El proceso electoral rumbo a los comicios de 2018 puede ser considerado desde ya como el que mayor número de precandidatos, aspirantes y suspirantes ha convocado en los últimos 25 años.
La fragilidad institucional, la desconfianza en los gobiernos y los políticos han dejado a los principales competidores o a las fuerzas preponderantes fraccionadas y debilitadas. Hoy por hoy ningún partido por sí mismo o en alianzas tiene garantizado ganar la Presidencia de la República el próximo año.

 

 
Es por ello que se ha desatado una guerra de fracciones, literalmente. Y cualquiera que tenga un pedazo de influencia y poder se siente con base suficiente para construir una candidatura presidencial.
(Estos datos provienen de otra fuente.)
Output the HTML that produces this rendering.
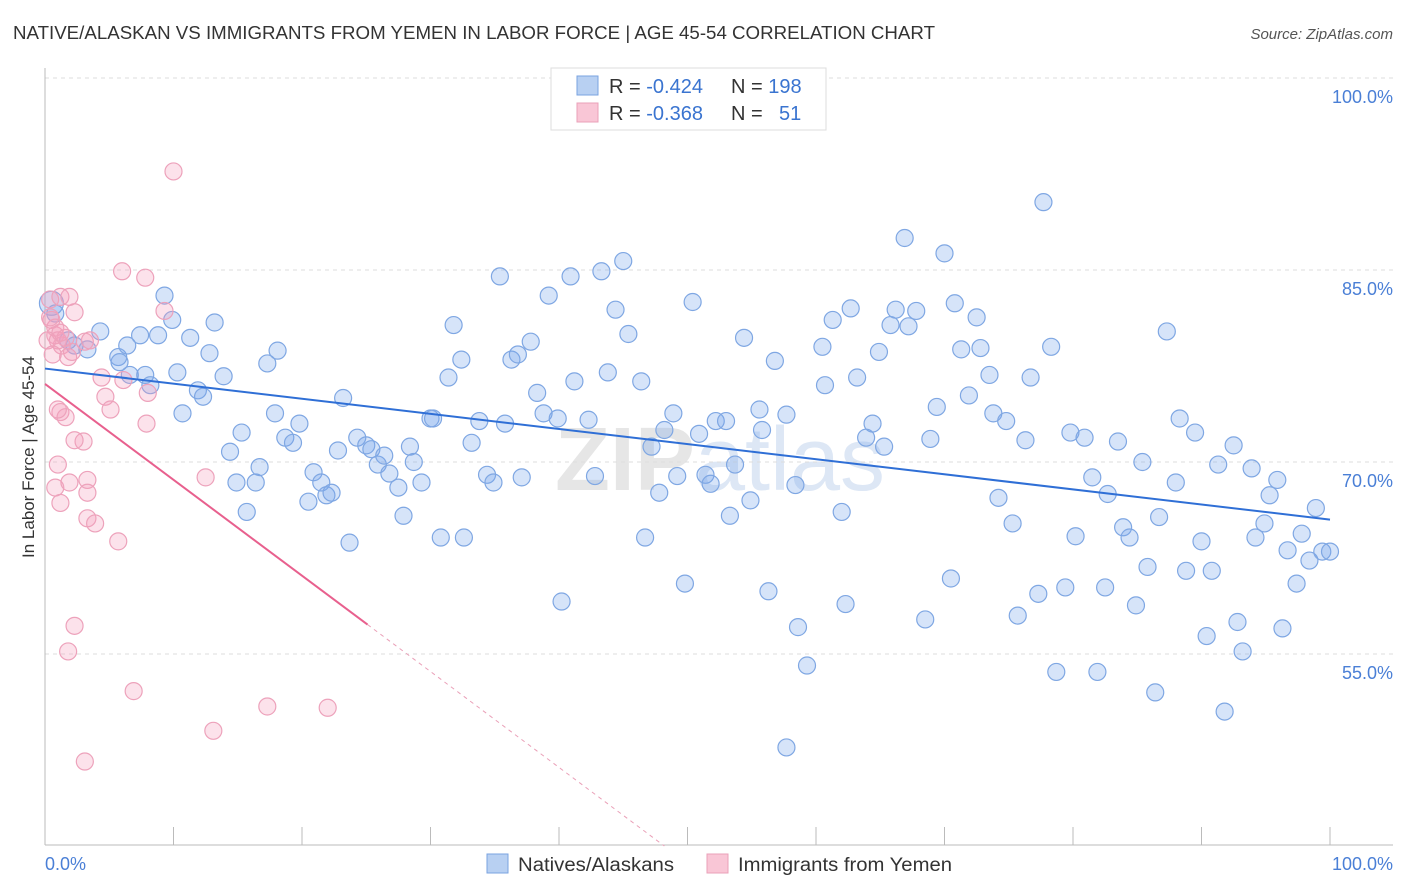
<!DOCTYPE html>
<html><head><meta charset="utf-8"><style>
body{margin:0;background:#fff;font-family:"Liberation Sans",sans-serif;}
svg{display:block}
</style></head><body>
<svg id="chart" width="1406" height="892">
<text x="13" y="39" font-size="18" fill="#333" textLength="922" lengthAdjust="spacingAndGlyphs">NATIVE/ALASKAN VS IMMIGRANTS FROM YEMEN IN LABOR FORCE | AGE 45-54 CORRELATION CHART</text>
<text x="1393" y="39" font-size="15" fill="#555" font-style="italic" text-anchor="end">Source: ZipAtlas.com</text>
<text x="720" y="490" font-size="90" fill="#e6e6e6" text-anchor="middle" font-weight="bold">ZIP<tspan fill="#dde7f5" font-weight="normal">atlas</tspan></text>
<g id="grid"></g><g id="pts"></g><g id="lines"></g>
<text transform="translate(34,457) rotate(-90)" font-size="17" fill="#333" text-anchor="middle">In Labor Force | Age 45-54</text>
<g>
<rect x="551" y="68" width="275" height="62" fill="#fff" stroke="#ddd"/>
<rect x="577" y="76" width="21" height="19" fill="#b8d0f2" stroke="#7aa3e0"/>
<rect x="577" y="103" width="21" height="19" fill="#f9c6d6" stroke="#eaa0b8"/>
<text x="609" y="93" font-size="20" fill="#333">R = <tspan fill="#3a74d0">-0.424</tspan><tspan x="731">N = </tspan><tspan fill="#3a74d0">198</tspan></text>
<text x="609" y="120" font-size="20" fill="#333">R = <tspan fill="#3a74d0">-0.368</tspan><tspan x="731">N = </tspan><tspan x="779" fill="#3a74d0">51</tspan></text>
</g>
<g>
<rect x="487" y="854" width="21" height="19" fill="#b8d0f2" stroke="#7aa3e0"/>
<text x="518" y="871" font-size="19" fill="#333" textLength="156" lengthAdjust="spacingAndGlyphs">Natives/Alaskans</text>
<rect x="707" y="854" width="21" height="19" fill="#f9c6d6" stroke="#eaa0b8"/>
<text x="738" y="871" font-size="19" fill="#333" textLength="214" lengthAdjust="spacingAndGlyphs">Immigrants from Yemen</text>
</g>
<text x="45" y="870" font-size="18" fill="#4a7fd6">0.0%</text>
<text x="1393" y="870" font-size="18" fill="#4a7fd6" text-anchor="end">100.0%</text>
</svg>
<script>
const yTicks=[100,85,70,55];
const yTickLabels=["100.0%","85.0%","70.0%","55.0%"];
const xTicks=[0,10,20,30,40,50,60,70,80,90,100];
const blueX=[.5,.8,1.8,2.3,3.3,4.3,5.7,5.8,6.4,6.6,7.4,7.8,8.2,8.8,9.3,9.9,10.3,10.7,11.3,11.9,12.3,12.8,13.2,13.9,14.4,14.9,15.3,15.7,16.4,16.7,17.3,17.9,18.1,18.7,19.3,19.8,20.5,20.9,21.5,21.9,22.3,22.8,23.2,23.7,24.3,25.0,25.4,25.9,26.4,26.8,27.5,27.9,28.4,28.7,29.3,30.0,30.2,30.8,31.4,31.8,32.4,32.6,33.2,33.8,34.4,34.9,35.4,35.8,36.3,36.8,37.1,37.8,38.3,38.8,39.2,39.9,40.2,40.9,41.2,42.3,42.8,43.3,43.8,44.4,45.0,45.4,46.4,46.7,47.2,47.8,48.2,48.9,49.2,49.8,50.4,50.9,51.4,51.8,52.2,53.0,53.3,53.7,54.4,54.9,55.6,55.8,56.3,56.8,57.7,57.7,58.4,58.6,59.3,60.5,60.7,61.3,62.0,62.3,62.7,63.2,63.9,64.4,64.9,65.3,65.8,66.2,66.9,67.2,67.8,68.5,68.9,69.4,70.0,70.5,70.8,71.3,71.9,72.5,72.8,73.5,73.8,74.2,74.8,75.3,75.7,76.3,76.7,77.3,77.7,78.3,78.7,79.4,79.8,80.2,80.9,81.5,81.9,82.5,82.7,83.5,83.9,84.4,84.9,85.4,85.8,86.4,86.7,87.3,88.0,88.3,88.8,89.5,90.0,90.4,90.8,91.3,91.8,92.5,92.8,93.2,93.9,94.2,94.9,95.3,95.9,96.3,96.7,97.4,97.8,98.4,98.9,99.4,100];
const blueY=[82.4,81.6,79.5,79.1,78.8,80.2,78.2,77.8,79.1,76.8,79.9,76.8,76.0,79.9,83.0,81.1,77.0,73.8,79.7,75.6,75.1,78.5,80.9,76.7,70.8,68.4,72.3,66.1,68.4,69.6,77.7,73.8,78.7,71.9,71.5,73.0,66.9,69.2,68.4,67.4,67.6,70.9,75.0,63.7,71.9,71.3,71.0,69.8,70.5,69.1,68.0,65.8,71.2,70.0,68.4,73.4,73.4,64.1,76.6,80.7,78.0,64.1,71.5,73.2,69.0,68.4,84.5,73.0,78.0,78.4,68.8,79.4,75.4,73.8,83.0,73.4,59.1,84.5,76.3,73.3,68.9,84.9,77.0,81.9,85.7,80.0,76.3,64.1,71.2,67.6,72.5,73.8,68.9,60.5,82.5,72.2,69.0,68.3,73.2,73.2,65.8,69.8,79.7,67.0,74.1,72.5,59.9,77.9,73.7,47.7,68.2,57.1,54.1,79.0,76.0,81.1,66.1,58.9,82.0,76.6,71.9,73.0,78.6,71.2,80.7,81.9,87.5,80.6,81.8,57.7,71.8,74.3,86.3,60.9,82.4,78.8,75.2,81.3,78.9,76.8,73.8,67.2,73.2,65.2,58.0,71.7,76.6,59.7,90.3,79.0,53.6,60.2,72.3,64.2,71.9,68.8,53.6,60.2,67.5,71.6,64.9,64.1,58.8,70.0,61.8,52.0,65.7,80.2,68.4,73.4,61.5,72.3,63.8,56.4,61.5,69.8,50.5,71.3,57.5,55.2,69.5,64.1,65.2,67.4,68.6,57.0,63.1,60.5,64.4,62.3,66.4,63.0,63.0];
const pinkX=[.4,.5,.8,1.2,1.3,1.8,2.1,2.3,1.9,.8,1.0,3.1,4.4,4.7,5.1,6.0,6.1,7.8,7.9,8.0,9.3,10.0,1.2,1.6,1.0,.8,1.2,1.9,3.0,3.3,3.3,3.3,3.9,5.7,2.3,1.8,6.9,12.5,13.1,17.3,22.0,3.1,.4,.2,.6,1.6,3.5,2.3,1.0,1.2];
const pinkY=[82.7,81.1,79.9,82.9,79.1,78.2,78.6,81.7,82.9,80.5,79.5,79.4,76.6,75.1,74.1,84.9,76.4,84.4,73.0,75.4,81.8,92.7,73.9,73.5,69.8,68.0,66.8,68.4,71.6,68.6,67.6,65.6,65.2,63.8,57.2,55.2,52.1,68.8,49.0,50.9,50.8,46.6,81.3,79.5,78.4,79.7,79.5,71.7,74.1,80.1];
const blueTrend=[77.3,65.5];
const pinkTrend=[76.1,57.3,25.1];

const NS="http://www.w3.org/2000/svg";
const X0=45,X1=1330,YTOP=78,SC=12.8;
const sx=v=>X0+(X1-X0)*v/100;
const sy=v=>YTOP+(100-v)*SC;
function mk(tag,attrs,parent){const e=document.createElementNS(NS,tag);for(const k in attrs)e.setAttribute(k,attrs[k]);parent.appendChild(e);return e;}
const grid=document.getElementById('grid');
yTicks.forEach((t,i)=>{
 const l=mk('line',{x1:45,x2:1393,y1:sy(t),y2:sy(t),stroke:'#ddd','stroke-dasharray':'4,4'},grid);
 
 
 const tx=mk('text',{x:1393,y:sy(t)+25,'font-size':18,fill:'#4a7fd6','text-anchor':'end'},grid);
 tx.textContent=yTickLabels[i];
 
 
});
const ax=mk('line',{x1:45,x2:45,y1:68,y2:845,stroke:'#bbb'},grid);


const bx=mk('line',{x1:45,x2:1393,y1:845,y2:845,stroke:'#bbb'},grid);


xTicks.forEach(t=>{
 const l=mk('line',{x1:sx(t),x2:sx(t),y1:827,y2:845,stroke:'#bbb'},grid);
 
 
});
const pts=document.getElementById('pts');
blueX.forEach((x,i)=>{
 const c=mk('circle',{cx:sx(x),cy:sy(blueY[i]),r:i===0?12:8.5,fill:'rgba(120,165,235,0.3)',stroke:'#7fa7e3','stroke-width':1.2},pts);
 
 
});
pinkX.forEach((x,i)=>{
 const c=mk('circle',{cx:sx(x),cy:sy(pinkY[i]),r:8.5,fill:'rgba(245,160,190,0.3)',stroke:'#eda2bb','stroke-width':1.2},pts);
 
 
});
const lines=document.getElementById('lines');
const bl=mk('line',{x1:sx(0),y1:sy(blueTrend[0]),x2:sx(100),y2:sy(blueTrend[1]),stroke:'#2f6fd6','stroke-width':2},lines);


const slope=(pinkTrend[1]-pinkTrend[0])/pinkTrend[2];
const pl=mk('line',{x1:sx(0),y1:sy(pinkTrend[0]),x2:sx(pinkTrend[2]),y2:sy(pinkTrend[1]),stroke:'#e8608e','stroke-width':2},lines);


const xEnd=(40-pinkTrend[0])/slope;
const pd=mk('line',{x1:sx(pinkTrend[2]),y1:sy(pinkTrend[1]),x2:sx(xEnd),y2:sy(40),stroke:'#eaa0b8','stroke-width':1,'stroke-dasharray':'4,4'},lines);


</script>
</body></html>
Sean estos panistas, priistas o perredistas, amén de los independientes. Cuando si no se han visto a personajes tan variopintos como Pedro Ferriz de Con lanzarse en serio por una candidatura.

 

 
Dentro de las fuerzas principales, sólo hay una en que está clara la candidatura presidencial: Morena. Y esa claridad, amén de la campaña permanente que mantiene su abanderado, ha hecho que el posicionamiento de Andrés Manuel López Obrador lo ponga otra vez como uno de los principales y más fuertes contendientes a Los Pinos. Y es que tiene enfrente a un PRI, un PAN y un PRD divididos y debilitados entre sus luchas intestinas y el desprestigio y la desconfianza que tienen entre los ciudadanos.

 

 

 
Y en realidad no se ve que entre los tres principales partidos exista la coherencia suficiente para construir esfuerzos unitarios reales y eficaces. Pero no sólo eso, es evidente la carencia de principios, deslealtad y oportunismo inherentes a la clase política mexicana, por lo que no deberemos extrañarnos si priistas, panistas, perredistas y otros brincan de un partido a otro en busca de candidatura o hueso.

 

 
Para poner las cosas más candentes, en un escenario donde el PRI tiene el menor porcentaje de preferencias electorales en su historia y una bajísima calificación de la administración federal que encabeza, el presidente Enrique Peña Nieto se lanza contra la oposición como opción de gobierno, generando una serie de naturales descalificaciones de parte de sus contrincantes que en poco o nada ayudan a su gobierno y mucho menos a su partido que carga con el lastre de los escándalos de corrupción, la crisis de seguridad, la incertidumbre económica y la pobreza que no cede.

 

 
Porque hoy la competencia real por la Presidencia se ve entre los candidatos de Acción Nacional y de Morena, con un Partido Revolucionario Institucional que se ve a la cola si llega a surgir un candidato independiente que realmente sea competitivo.

 

 
La multiplicidad de precandidatos no es en este caso un signo de fortaleza y apertura democrática, sino de la debilidad de los partidos y su incapacidad para construir liderazgos consolidados, cohesión interna y aprobación ciudadana. Pero no sólo eso, sino del agotamiento del actual sistema de partidos y gobierno, que ya no garantizan que el Gobierno federal cuente con un respaldo mayoritario de los ciudadanos que le permita desarrollar una administración eficaz y productiva, que responda a los intereses y necesidades de la sociedad mexicana.

 

 
Muchos aspirantes y pocas posibilidades reales de cambio y éxito es lo que se ve en el horizonte para México.